L'éducation selon montaigne
Même dans les deux premiers chapitres que nous avons mentionnés, et où le sujet est traité ex professo, Montaigne n'a pas renoncé à ses habitudes nonchalantes et capricieuses : sa pensée, comme il l'avoue lui-même, procède « par sauts et par gambades » ; de sorte qu'une analyse attentive est nécessaire pour reconstruire le plan et retrouver la suite des idées pédagogiques de notre auteur.
Quant à l'importance de ces idées, quelque incomplètes qu'elles soient, elle n'est pas discutable. Depuis le jour où Guizot, dans les Annales de l'Education, en 1812, leur a consacré un article de critique élogieuse, tous les historiens de l'éducation se sont accordés à saluer dans Montaigne un des pères de la pédagogie.
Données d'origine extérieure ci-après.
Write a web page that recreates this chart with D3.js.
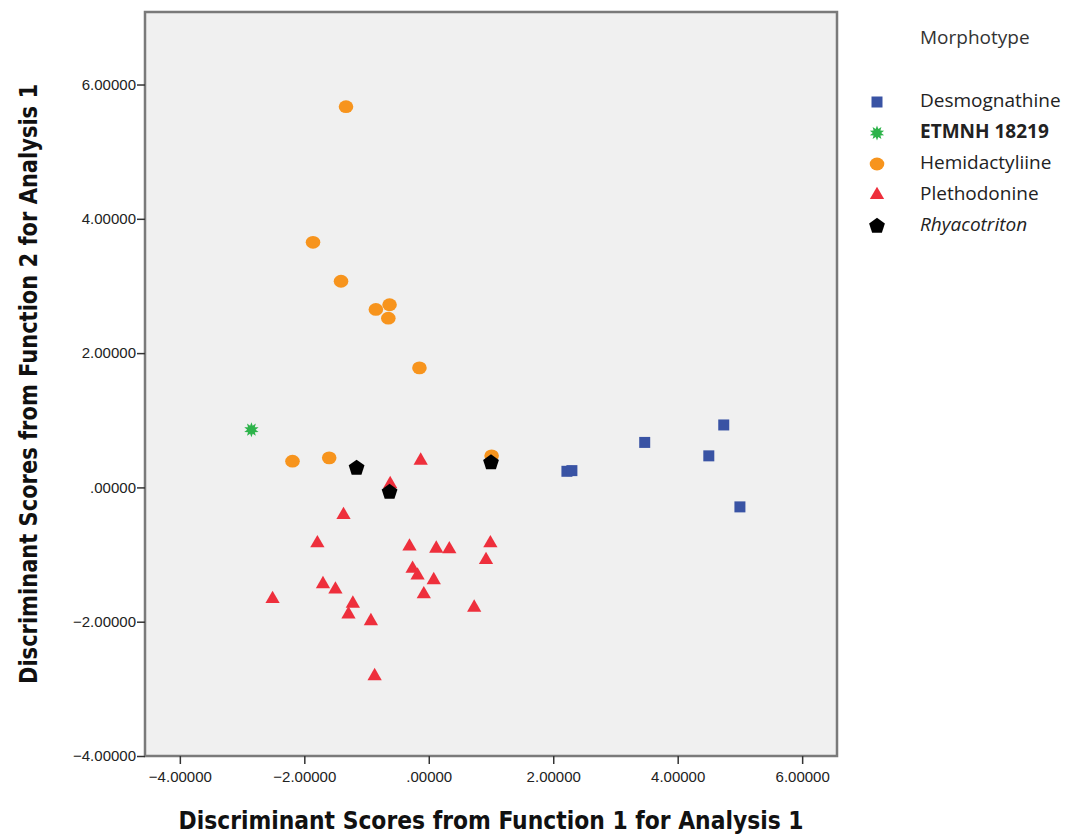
<!DOCTYPE html>
<html>
<head>
<meta charset="utf-8">
<script src="https://cdn.jsdelivr.net/npm/d3@7"></script>
<style>
    body { margin: 0; background: #ffffff; }
    svg { display: block; }
</style>
</head>
<body>
<div id="chart"></div>
<script>
//Scores, [function 1, function 2]
const desmognathine = [[2.22, 0.24], [2.30, 0.25], [3.47, 0.67], [4.50, 0.47], [4.74, 0.93], [5.00, -0.29]];
const etmnh = [[-2.85, 0.86]];
const hemidactyliine = [[-1.33, 5.67], [-1.86, 3.65], [-1.41, 3.07], [-0.85, 2.65], [-0.63, 2.72], [-0.65, 2.52],
    [-0.15, 1.78], [-2.19, 0.39], [-1.60, 0.44], [1.01, 0.47]];
const plethodonine = [[-0.13, 0.40], [-0.62, 0.05], [-1.37, -0.41], [-1.79, -0.83], [-2.51, -1.66], [-1.70, -1.44],
    [-1.50, -1.52], [-1.22, -1.73], [-1.29, -1.89], [-0.93, -1.99], [-0.87, -2.81], [-0.31, -0.88],
    [0.12, -0.91], [0.33, -0.92], [0.99, -0.83], [0.92, -1.08], [-0.26, -1.21], [-0.18, -1.31],
    [0.08, -1.38], [-0.08, -1.59], [0.73, -1.79]];
const rhyacotriton = [[-1.16, 0.29], [-0.63, -0.07], [1.00, 0.37]];

const groupNames = ["Desmognathine", "ETMNH 18219", "Hemidactyliine", "Plethodonine", "Rhyacotriton"];
const xTicks = [-4, -2, 0, 2, 4, 6];
const yTicks = [-4, -2, 0, 2, 4, 6];

const groups = [
    {name: groupNames[0], data: desmognathine, color: "#3953a4", shape: "square", weight: "normal", style: "normal"},
    {name: groupNames[1], data: etmnh, color: "#2db34a", shape: "star", weight: "bold", style: "normal"},
    {name: groupNames[2], data: hemidactyliine, color: "#f7941d", shape: "circle", weight: "normal", style: "normal"},
    {name: groupNames[3], data: plethodonine, color: "#ee2f3c", shape: "triangle", weight: "normal", style: "normal"},
    {name: groupNames[4], data: rhyacotriton, color: "#000000", shape: "pentagon", weight: "normal", style: "italic"}
];

const width = 1090, height = 835;
const plot = {left: 145, right: 837, top: 12, bottom: 756};

const svg = d3.select("#chart").append("svg")
    .attr("width", width)
    .attr("height", height);

const x = d3.scaleLinear().domain([-4.56, 6.56]).range([plot.left, plot.right]);
const y = d3.scaleLinear().domain([-4, 7.08]).range([plot.bottom, plot.top]);

//Plot background and frame
svg.append("rect")
    .attr("x", plot.left)
    .attr("y", plot.top)
    .attr("width", plot.right - plot.left)
    .attr("height", plot.bottom - plot.top)
    .attr("fill", "#f0f0f0")
    .attr("stroke", "#7a7a7a")
    .attr("stroke-width", 2.5);

//Shape paths
function shapePath(shape) {
    if (shape === "square") return d3.symbol(d3.symbolSquare, 121)();
    if (shape === "triangle") return d3.symbol(d3.symbolTriangle, 88)();
    if (shape === "pentagon") {
        const p = d3.path();
        for (let i = 0; i < 5; i++) {
            const a = -Math.PI / 2 + i * 2 * Math.PI / 5;
            if (i === 0) p.moveTo(8.3 * Math.cos(a), 8.3 * Math.sin(a));
            else p.lineTo(8.3 * Math.cos(a), 8.3 * Math.sin(a));
        }
        p.closePath();
        return p.toString();
    }
    if (shape === "star") {
        const p = d3.path();
        for (let i = 0; i < 20; i++) {
            const r = i % 2 === 0 ? 7.5 : 4.2;
            const a = -Math.PI / 2 + i * Math.PI / 10;
            if (i === 0) p.moveTo(r * Math.cos(a), r * Math.sin(a));
            else p.lineTo(r * Math.cos(a), r * Math.sin(a));
        }
        p.closePath();
        return p.toString();
    }
    return null;
}

function drawMarker(sel, g) {
    if (g.shape === "circle") {
        sel.append("ellipse")
            .attr("rx", 7.3)
            .attr("ry", 6.4)
            .attr("fill", g.color);
    } else {
        sel.append("path")
            .attr("d", shapePath(g.shape))
            .attr("fill", g.color);
    }
}

//Points
groups.forEach(function (g) {
    svg.append("g")
        .selectAll("g")
        .data(g.data)
        .enter()
        .append("g")
        .attr("transform", function (d) {
            return "translate(" + x(d[0]) + "," + y(d[1]) + ")";
        })
        .each(function () {
            drawMarker(d3.select(this), g);
        });
});

//Axes
const fmt = function (d) {
    return d === 0 ? ".00000" : d3.format(".5f")(d);
};

const xAxis = svg.append("g")
    .attr("transform", "translate(0," + plot.bottom + ")")
    .call(d3.axisBottom(x).tickValues(xTicks).tickFormat(fmt).tickSizeOuter(0).tickSize(8));
const yAxis = svg.append("g")
    .attr("transform", "translate(" + plot.left + ",0)")
    .call(d3.axisLeft(y).tickValues(yTicks).tickFormat(fmt).tickSizeOuter(0).tickSize(8));

[xAxis, yAxis].forEach(function (a) {
    a.select(".domain").remove();
    a.selectAll(".tick line").attr("stroke", "#333333").attr("stroke-width", 1.5);
    a.selectAll(".tick text")
        .attr("fill", "#222222")
        .style("font-family", "'Liberation Sans', Arial, sans-serif")
        .style("font-size", "15px");
});
xAxis.selectAll(".tick text").attr("dy", "1.0em");
yAxis.selectAll(".tick text").attr("x", -9);

//Axis titles
svg.append("text")
    .attr("x", (plot.left + plot.right) / 2)
    .attr("y", 829)
    .attr("text-anchor", "middle")
    .attr("fill", "#111111")
    .attr("textLength", 625)
    .attr("lengthAdjust", "spacingAndGlyphs")
    .style("font-family", "'DejaVu Sans Condensed', 'Liberation Sans', sans-serif")
    .style("font-weight", "bold")
    .style("font-size", "25px")
    .text("Discriminant Scores from Function 1 for Analysis 1");

svg.append("text")
    .attr("transform", "translate(37," + (plot.top + plot.bottom) / 2 + ") rotate(-90)")
    .attr("text-anchor", "middle")
    .attr("fill", "#111111")
    .attr("textLength", 600)
    .attr("lengthAdjust", "spacingAndGlyphs")
    .style("font-family", "'DejaVu Sans Condensed', 'Liberation Sans', sans-serif")
    .style("font-weight", "bold")
    .style("font-size", "25px")
    .text("Discriminant Scores from Function 2 for Analysis 1");

//Legend
const legend = svg.append("g").attr("class", "legend");
legend.append("text")
    .attr("x", 920)
    .attr("y", 44)
    .attr("fill", "#333333")
    .style("font-family", "'Open Sans', 'Noto Sans', sans-serif")
    .style("font-size", "19px")
    .text("Morphotype");

const legendRows = legend.selectAll(".legend-row")
    .data(groups)
    .enter()
    .append("g")
    .attr("class", "legend-row")
    .attr("transform", function (d, i) {
        return "translate(0," + (100 + i * 31) + ")";
    });

legendRows.append("g")
    .attr("transform", "translate(877,2)")
    .each(function (g) {
        drawMarker(d3.select(this), g);
    });

legendRows.append("text")
    .attr("x", 920)
    .attr("y", 7)
    .attr("fill", "#222222")
    .style("font-family", "'Open Sans', 'Noto Sans', sans-serif")
    .style("font-size", "19px")
    .style("font-weight", function (d) { return d.weight; })
    .style("font-style", function (d) { return d.style; })
    .text(function (d) { return d.name; });
</script>
</body>
</html>
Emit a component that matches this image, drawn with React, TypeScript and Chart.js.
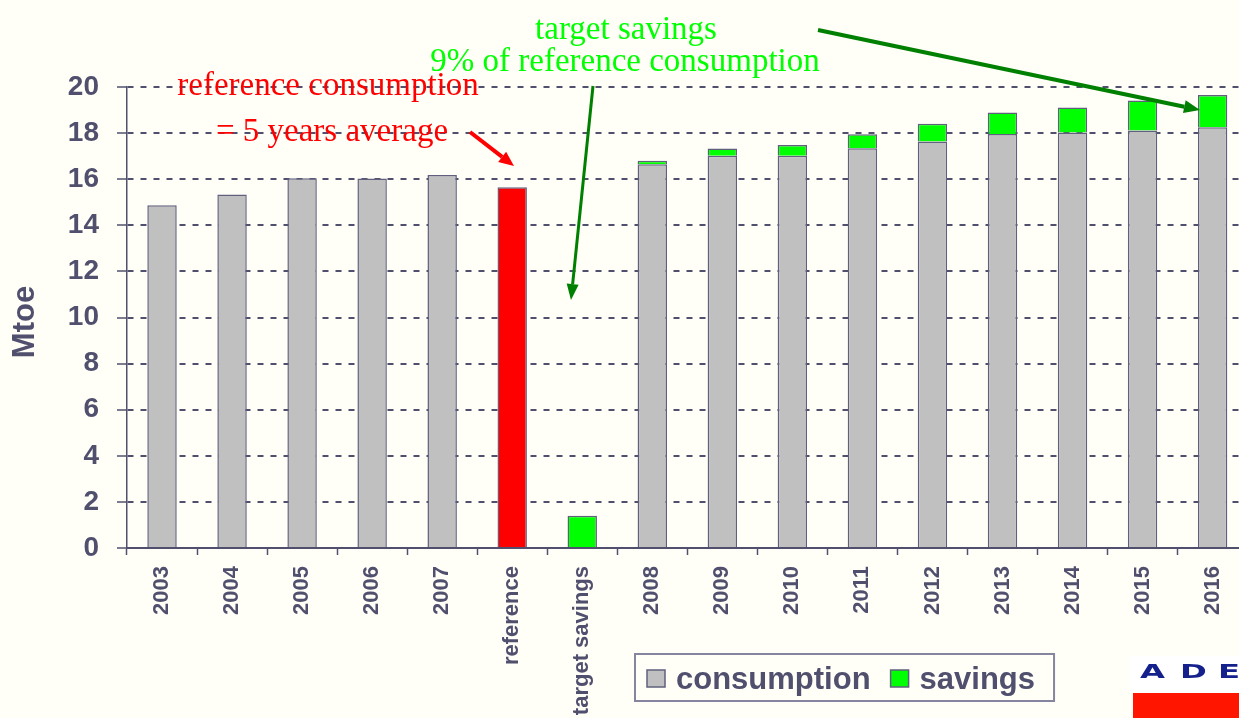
import { useEffect, useRef } from 'react';
import { Chart, registerables } from 'chart.js';

Chart.register(...registerables);

const categories = [
  '2003', '2004', '2005', '2006', '2007', 'reference', 'target savings',
  '2008', '2009', '2010', '2011', '2012', '2013', '2014', '2015', '2016',
];
const consumption = [
  14.87, 15.34, 16.04, 16.03, 16.18, 15.65, null,
  16.65, 17.02, 17.02, 17.34, 17.64, 17.96, 18.03, 18.11, 18.25,
];
const savings = [
  null, null, null, null, null, null, 1.4,
  0.15, 0.31, 0.46, 0.61, 0.77, 0.93, 1.08, 1.3, 1.4,
];
const yMin = 0;
const yMax = 20;
const yStep = 2;
const yTitle = 'Mtoe';

const INK = '#50506E';
const EDGE = '#60607E';
const BG = '#FFFEF7';
const GRAY = '#C0C0C0';
const RED = '#FF0000';
const LIME = '#00FF00';
const DARKGREEN = '#008000';

const W = 1250;
const H = 718;

function arrow(ctx: CanvasRenderingContext2D, x1: number, y1: number, x2: number, y2: number, color: string, width: number, headLen: number, headW: number) {
  const ang = Math.atan2(y2 - y1, x2 - x1);
  const bx = x2 - headLen * Math.cos(ang);
  const by = y2 - headLen * Math.sin(ang);
  ctx.save();
  ctx.strokeStyle = color;
  ctx.fillStyle = color;
  ctx.lineWidth = width;
  ctx.lineCap = 'butt';
  ctx.beginPath();
  ctx.moveTo(x1, y1);
  ctx.lineTo(bx, by);
  ctx.stroke();
  const px = -Math.sin(ang) * headW / 2;
  const py = Math.cos(ang) * headW / 2;
  ctx.beginPath();
  ctx.moveTo(x2, y2);
  ctx.lineTo(bx + px, by + py);
  ctx.lineTo(bx - px, by - py);
  ctx.closePath();
  ctx.fill();
  ctx.restore();
}

export default function App() {
  const ref = useRef<HTMLCanvasElement>(null);

  useEffect(() => {
    const canvas = ref.current;
    if (!canvas) return;

    const bgPlugin = {
      id: 'bg',
      beforeDraw(chart: any) {
        const ctx = chart.ctx;
        ctx.save();
        ctx.fillStyle = BG;
        ctx.fillRect(0, 0, chart.width, chart.height);
        ctx.restore();
      },
    };

    const overlay = {
      id: 'overlay',
      afterDraw(chart: any) {
        const ctx: CanvasRenderingContext2D = chart.ctx;
        ctx.save();

        // y axis title
        ctx.save();
        ctx.translate(25, 322);
        ctx.rotate(-Math.PI / 2);
        ctx.font = 'bold 31px "Liberation Sans"';
        ctx.fillStyle = INK;
        ctx.textAlign = 'center';
        ctx.textBaseline = 'middle';
        ctx.fillText(yTitle, 0, 0);
        ctx.restore();

        // annotation texts
        ctx.font = '33px "Liberation Serif"';
        ctx.textAlign = 'center';
        ctx.textBaseline = 'alphabetic';
        ctx.fillStyle = RED;
        ctx.fillText('reference consumption', 328, 95);
        ctx.fillText('= 5 years average', 332, 141);
        ctx.fillStyle = LIME;
        ctx.fillText('target savings', 626, 39);
        ctx.fillText('9% of reference consumption', 625, 71);

        // arrows
        arrow(ctx, 470, 132, 514, 166, RED, 4, 15, 13);
        arrow(ctx, 593, 86, 571, 300, DARKGREEN, 3, 16, 12);
        arrow(ctx, 818, 30, 1200, 110, DARKGREEN, 4, 16, 13);

        // legend
        const ds = chart.data.datasets;
        const colors = [GRAY, LIME];
        ctx.font = 'bold 31px "Liberation Sans"';
        ctx.textAlign = 'left';
        ctx.textBaseline = 'alphabetic';
        const left = 635;
        const top = 654;
        const boxH = 47;
        let x = left + 12;
        const items: { bx: number; tx: number; label: string; color: string }[] = [];
        ds.forEach((d: any, i: number) => {
          const label = d.label as string;
          const tw = ctx.measureText(label).width;
          items.push({ bx: x, tx: x + 29, label, color: colors[i] });
          x = x + 29 + tw + 20;
        });
        const right = x - 20 + 19;
        ctx.lineWidth = 2;
        ctx.strokeStyle = '#8585A0';
        ctx.strokeRect(left, top, right - left, boxH);
        items.forEach((it) => {
          ctx.fillStyle = it.color;
          ctx.fillRect(it.bx, 670, 18, 17);
          ctx.lineWidth = 1.5;
          ctx.strokeStyle = EDGE;
          ctx.strokeRect(it.bx, 670, 18, 17);
          ctx.fillStyle = INK;
          ctx.fillText(it.label, it.tx, 689);
        });

        // logo fragment
        ctx.fillStyle = '#FFFFFF';
        ctx.fillRect(1129, 656, 120, 36);
        ctx.fillStyle = '#FF1500';
        ctx.fillRect(1133, 693, 120, 30);
        ctx.fillStyle = '#14208C';
        ctx.font = 'bold 19px "DejaVu Sans"';
        const letters = ['A', 'D', 'E'];
        const lx = [1140, 1180, 1218];
        letters.forEach((L, i) => {
          ctx.save();
          ctx.translate(lx[i], 678);
          ctx.scale(1.7, 1);
          ctx.fillText(L, 0, 0);
          ctx.restore();
        });

        ctx.restore();
      },
    };

    const chart = new Chart(canvas, {
      type: 'bar',
      data: {
        labels: categories,
        datasets: [
          {
            label: 'consumption',
            data: consumption,
            backgroundColor: categories.map((c) => (c === 'reference' ? RED : GRAY)),
            borderColor: EDGE,
            borderWidth: 1.5,
            barPercentage: 0.42,
            categoryPercentage: 1,
          },
          {
            label: 'savings',
            data: savings,
            backgroundColor: LIME,
            borderColor: EDGE,
            borderWidth: 1.5,
            barPercentage: 0.42,
            categoryPercentage: 1,
          },
        ],
      },
      options: {
        responsive: false,
        animation: false,
        devicePixelRatio: 1,
        layout: { padding: { top: 87, left: 0, right: 0, bottom: 0 } },
        plugins: {
          legend: { display: false },
          tooltip: { enabled: false },
        },
        scales: {
          x: {
            stacked: true,
            grid: {
              drawOnChartArea: false,
              drawTicks: true,
              tickLength: 7,
              color: INK,
              tickColor: INK,
              tickWidth: 1.5,
            },
            border: { display: true, color: INK, width: 2 },
            ticks: {
              autoSkip: false,
              maxRotation: 90,
              minRotation: 90,
              padding: 11,
              color: INK,
              font: { family: 'Liberation Sans', size: 22, weight: 'bold' },
            },
            afterFit(s: any) {
              s.height = H - 548;
            },
          },
          y: {
            stacked: true,
            min: yMin,
            max: yMax,
            ticks: {
              stepSize: yStep,
              padding: 18,
              color: INK,
              font: { family: 'Liberation Sans', size: 28, weight: 'bold' },
            },
            grid: {
              color: INK,
              lineWidth: 2,
              tickLength: 10,
              tickColor: INK,
              tickWidth: 1.5,
            },
            border: { display: true, color: INK, width: 1.5, dash: [6, 7] },
            title: { display: false },
            afterFit(s: any) {
              s.width = 127;
            },
          },
        },
      } as any,
      plugins: [bgPlugin, overlay],
    });

    return () => chart.destroy();
  }, []);

  return (
    <div
      style={{
        position: 'fixed',
        left: 0,
        top: 0,
        width: 1239,
        height: 718,
        overflow: 'hidden',
        background: BG,
      }}
    >
      <canvas ref={ref} width={W} height={H} style={{ display: 'block', width: W, height: H }} />
    </div>
  );
}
On n'avait pas attendu notre époque, d'ailleurs, pour mettre à profit les judicieuses réflexions de l'auteur des Essais : Locke et Rousseau particulièrement lui ont fait de larges emprunts, et, malgré la brièveté de son esquisse pédagogique, Montaigne est un chef d'école en matière d'éducation.
Un mot résume les défauts qu'il reproche à l'instruction alors en usage : c'est le pédantisme.
Le pédantisme, qui peut revêtir tant de formes et auquel chaque siècle donne en quelque sorte une physionomie nouvelle, consistait surtout, chez les contemporains de Montaigne, en deux choses: 1° l'abus de la dialectique, de l'art du raisonnement syllogistique ; 2° l'érudition indigeste, l'entassement de connaissances stériles, qui farcissait la tête sans la former, et la déformait plutôt.